##### INFORMATION PROVIDED

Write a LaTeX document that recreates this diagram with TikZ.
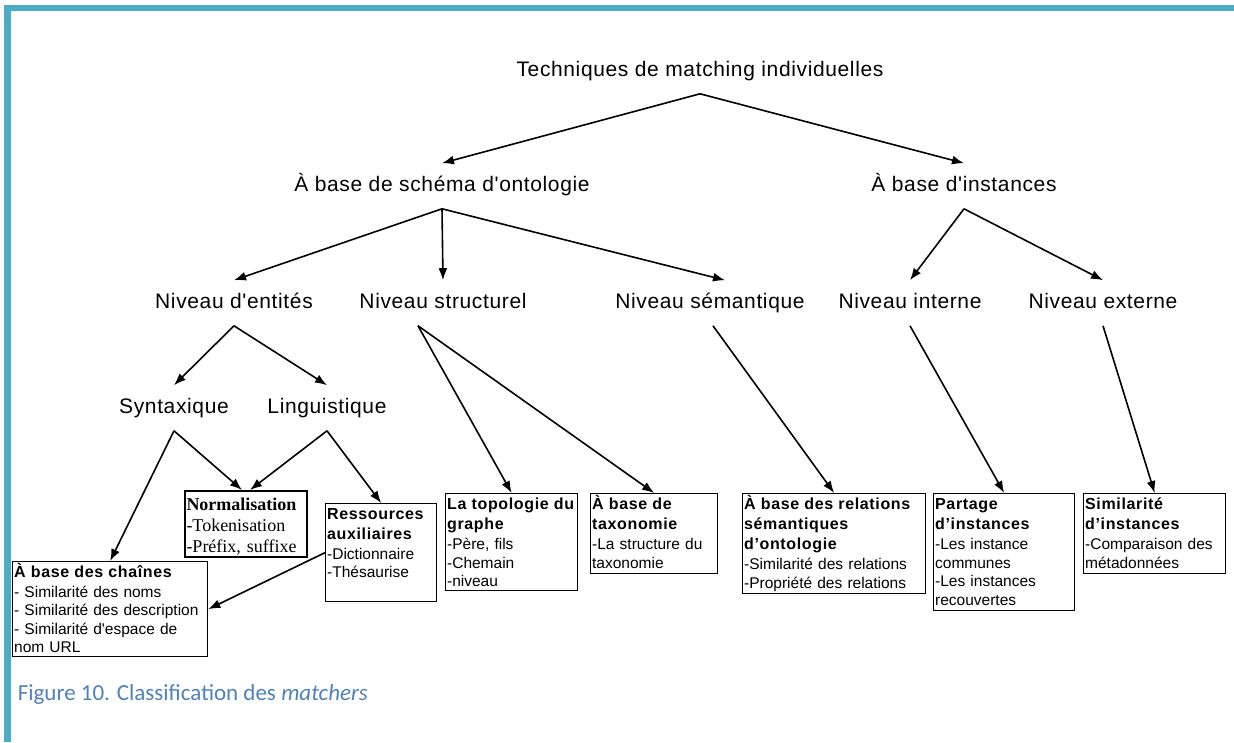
\documentclass[tikz,border=0pt]{standalone}
\usepackage{fontspec}
\usetikzlibrary{arrows.meta}

\newfontfamily\treefont{Liberation Sans}[LetterSpace=3]
\newfontfamily\boxfont{Liberation Sans}
\newfontfamily\boxbf{Liberation Sans}[LetterSpace=4]
\newfontfamily\timesfont{Liberation Serif}
\newfontfamily\capfont{Carlito}

\definecolor{frameteal}{HTML}{4BACC6}
\definecolor{capblue}{HTML}{4F81BD}

% bold title line of a box
\newcommand{\hd}[1]{{\boxbf\bfseries\fontsize{16}{18.5}\selectfont #1}}

\begin{document}
\begin{tikzpicture}[x=1pt, y=-1pt,
    >={Latex[length=12pt,width=9pt]},
    line width=1.6pt,
    tree/.style={font=\treefont\fontsize{21}{25}\selectfont, inner xsep=0pt, inner ysep=12pt, text height=15pt, text depth=5pt},
    leaf/.style={draw, line width=1.3pt, anchor=north west, align=left, inner xsep=1.5pt, inner ysep=2pt, text height=14pt, font=\boxfont\fontsize{15.5}{18.5}\selectfont}]
    % Frame
        \useasboundingbox (0,0) rectangle (1234,742);
        \fill[white] (0,0) rectangle (1234,742);
        \fill[frameteal] (4,5) rectangle (1234,11);
        \fill[frameteal] (4,5) rectangle (10.5,742);
    % Tree labels
        \node[tree] (top) at (700,71) {Techniques de matching individuelles};
        \node[tree] (schema) at (442,186) {À base de schéma d'ontologie};
        \node[tree] (inst) at (964,186) {À base d'instances};
        \node[tree] (entites) at (234,303) {Niveau d'entités};
        \node[tree] (struct) at (443,303) {Niveau structurel};
        \node[tree] (seman) at (710,303) {Niveau sémantique};
        \node[tree] (interne) at (910,303) {Niveau interne};
        \node[tree] (externe) at (1103,303) {Niveau externe};
        \node[tree] (synt) at (174,408) {Syntaxique};
        \node[tree] (ling) at (327,408) {Linguistique};
    % Boxes
        \node[leaf, line width=2pt, text width=119pt, text height=17pt, text depth=45pt, font=\timesfont\fontsize{18}{21}\selectfont] (norm) at (184,490)
            {\textbf{Normalisation}\\-Tokenisation\\-Préfix, suffixe};
        \node[leaf, text width=108pt, text depth=80pt] (ress) at (325,503)
            {\hd{Ressources}\\[1.5pt]\hd{auxiliaires}\\[1pt]-Dictionnaire\\-Thésaurise};
        \node[leaf, text width=192pt, text depth=77pt] (chaines) at (12,561)
            {\hd{À base des chaînes}\\[1pt]- Similarité des noms\\- Similarité des description\\- Similarité d'espace de\\nom URL};
        \node[leaf, text width=129pt, text depth=79pt] (topo) at (445,493)
            {\hd{La topologie du}\\[1.5pt]\hd{graphe}\\[1.5pt]-Père, fils\\-Chemain\\-niveau};
        \node[leaf, text width=124pt, text depth=62pt] (taxo) at (590,493)
            {\hd{À base de}\\[1.5pt]\hd{taxonomie}\\[1.5pt]-La structure du\\taxonomie};
        \node[leaf, text width=180pt, text depth=82pt] (rel) at (742,493)
            {\hd{À base des relations}\\[1.5pt]\hd{sémantiques}\\[1.5pt]\hd{d’ontologie}\\[1.5pt]-Similarité des relations\\-Propriété des relations};
        \node[leaf, text width=138pt, text depth=99pt] (part) at (933,493)
            {\hd{Partage}\\[1.5pt]\hd{d’instances}\\[1.5pt]-Les instance\\communes\\-Les instances\\recouvertes};
        \node[leaf, text width=139pt, text depth=62pt] (simi) at (1083,493)
            {\hd{Similarité}\\[1.5pt]\hd{d’instances}\\[1.5pt]-Comparaison des\\métadonnées};
    % Draw arrows
        \draw[->] (top.south) -- (schema.north);
        \draw[->] (top.south) -- (inst.north);
        \draw[->] (schema.south) -- (entites.north);
        \draw[->] (schema.south) -- (struct.north);
        \draw[->] (schema.south) -- ([xshift=15pt]seman.north);
        \draw[->] (inst.south) -- (interne.north);
        \draw[->] (inst.south) -- (externe.north);
        \draw[->] (entites.south) -- (synt.north);
        \draw[->] (entites.south) -- (ling.north);
        \draw[->] (synt.south) -- (chaines.north);
        \draw[->] (synt.south) -- ([xshift=-4pt]norm.north);
        \draw[->] (ling.south) -- ([xshift=4pt]norm.north);
        \draw[->] (ling.south) -- (ress.north);
        \draw[->] (ress.west) -- (chaines.east);
        \draw[->] ([xshift=-25pt]struct.south) -- (topo.north);
        \draw[->] ([xshift=-25pt]struct.south) -- (taxo.north);
        \draw[->] ([xshift=3pt]seman.south) -- (rel.north);
        \draw[->] (interne.south) -- (part.north);
        \draw[->] (externe.south) -- (simi.north);
    % Caption
        \node[anchor=base west, inner sep=0pt, text=capblue, font=\capfont\fontsize{23}{27}\selectfont] (caption) at (17,700)
            {Figure 10. Classification des \textit{matchers}};
    \end{tikzpicture}
\end{document}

##########

## TASK TO CARRY OUT
Without the pictures, copy the material exactly as given.

## RESULT BELOW
Write a LaTeX document that recreates this diagram with TikZ.
\documentclass[tikz,border=0pt]{standalone}
\usepackage{fontspec}
\usetikzlibrary{arrows.meta}

\newfontfamily\treefont{Liberation Sans}[LetterSpace=3]
\newfontfamily\boxfont{Liberation Sans}
\newfontfamily\boxbf{Liberation Sans}[LetterSpace=4]
\newfontfamily\timesfont{Liberation Serif}
\newfontfamily\capfont{Carlito}

\definecolor{frameteal}{HTML}{4BACC6}
\definecolor{capblue}{HTML}{4F81BD}

% bold title line of a box
\newcommand{\hd}[1]{{\boxbf\bfseries\fontsize{16}{18.5}\selectfont #1}}

\begin{document}
\begin{tikzpicture}[x=1pt, y=-1pt,
    >={Latex[length=12pt,width=9pt]},
    line width=1.6pt,
    tree/.style={font=\treefont\fontsize{21}{25}\selectfont, inner xsep=0pt, inner ysep=12pt, text height=15pt, text depth=5pt},
    leaf/.style={draw, line width=1.3pt, anchor=north west, align=left, inner xsep=1.5pt, inner ysep=2pt, text height=14pt, font=\boxfont\fontsize{15.5}{18.5}\selectfont}]
    % Frame
        \useasboundingbox (0,0) rectangle (1234,742);
        \fill[white] (0,0) rectangle (1234,742);
        \fill[frameteal] (4,5) rectangle (1234,11);
        \fill[frameteal] (4,5) rectangle (10.5,742);
    % Tree labels
        \node[tree] (top) at (700,71) {Techniques de matching individuelles};
        \node[tree] (schema) at (442,186) {À base de schéma d'ontologie};
        \node[tree] (inst) at (964,186) {À base d'instances};
        \node[tree] (entites) at (234,303) {Niveau d'entités};
        \node[tree] (struct) at (443,303) {Niveau structurel};
        \node[tree] (seman) at (710,303) {Niveau sémantique};
        \node[tree] (interne) at (910,303) {Niveau interne};
        \node[tree] (externe) at (1103,303) {Niveau externe};
        \node[tree] (synt) at (174,408) {Syntaxique};
        \node[tree] (ling) at (327,408) {Linguistique};
    % Boxes
        \node[leaf, line width=2pt, text width=119pt, text height=17pt, text depth=45pt, font=\timesfont\fontsize{18}{21}\selectfont] (norm) at (184,490)
            {\textbf{Normalisation}\\-Tokenisation\\-Préfix, suffixe};
        \node[leaf, text width=108pt, text depth=80pt] (ress) at (325,503)
            {\hd{Ressources}\\[1.5pt]\hd{auxiliaires}\\[1pt]-Dictionnaire\\-Thésaurise};
        \node[leaf, text width=192pt, text depth=77pt] (chaines) at (12,561)
            {\hd{À base des chaînes}\\[1pt]- Similarité des noms\\- Similarité des description\\- Similarité d'espace de\\nom URL};
        \node[leaf, text width=129pt, text depth=79pt] (topo) at (445,493)
            {\hd{La topologie du}\\[1.5pt]\hd{graphe}\\[1.5pt]-Père, fils\\-Chemain\\-niveau};
        \node[leaf, text width=124pt, text depth=62pt] (taxo) at (590,493)
            {\hd{À base de}\\[1.5pt]\hd{taxonomie}\\[1.5pt]-La structure du\\taxonomie};
        \node[leaf, text width=180pt, text depth=82pt] (rel) at (742,493)
            {\hd{À base des relations}\\[1.5pt]\hd{sémantiques}\\[1.5pt]\hd{d’ontologie}\\[1.5pt]-Similarité des relations\\-Propriété des relations};
        \node[leaf, text width=138pt, text depth=99pt] (part) at (933,493)
            {\hd{Partage}\\[1.5pt]\hd{d’instances}\\[1.5pt]-Les instance\\communes\\-Les instances\\recouvertes};
        \node[leaf, text width=139pt, text depth=62pt] (simi) at (1083,493)
            {\hd{Similarité}\\[1.5pt]\hd{d’instances}\\[1.5pt]-Comparaison des\\métadonnées};
    % Draw arrows
        \draw[->] (top.south) -- (schema.north);
        \draw[->] (top.south) -- (inst.north);
        \draw[->] (schema.south) -- (entites.north);
        \draw[->] (schema.south) -- (struct.north);
        \draw[->] (schema.south) -- ([xshift=15pt]seman.north);
        \draw[->] (inst.south) -- (interne.north);
        \draw[->] (inst.south) -- (externe.north);
        \draw[->] (entites.south) -- (synt.north);
        \draw[->] (entites.south) -- (ling.north);
        \draw[->] (synt.south) -- (chaines.north);
        \draw[->] (synt.south) -- ([xshift=-4pt]norm.north);
        \draw[->] (ling.south) -- ([xshift=4pt]norm.north);
        \draw[->] (ling.south) -- (ress.north);
        \draw[->] (ress.west) -- (chaines.east);
        \draw[->] ([xshift=-25pt]struct.south) -- (topo.north);
        \draw[->] ([xshift=-25pt]struct.south) -- (taxo.north);
        \draw[->] ([xshift=3pt]seman.south) -- (rel.north);
        \draw[->] (interne.south) -- (part.north);
        \draw[->] (externe.south) -- (simi.north);
    % Caption
        \node[anchor=base west, inner sep=0pt, text=capblue, font=\capfont\fontsize{23}{27}\selectfont] (caption) at (17,700)
            {Figure 10. Classification des \textit{matchers}};
    \end{tikzpicture}
\end{document}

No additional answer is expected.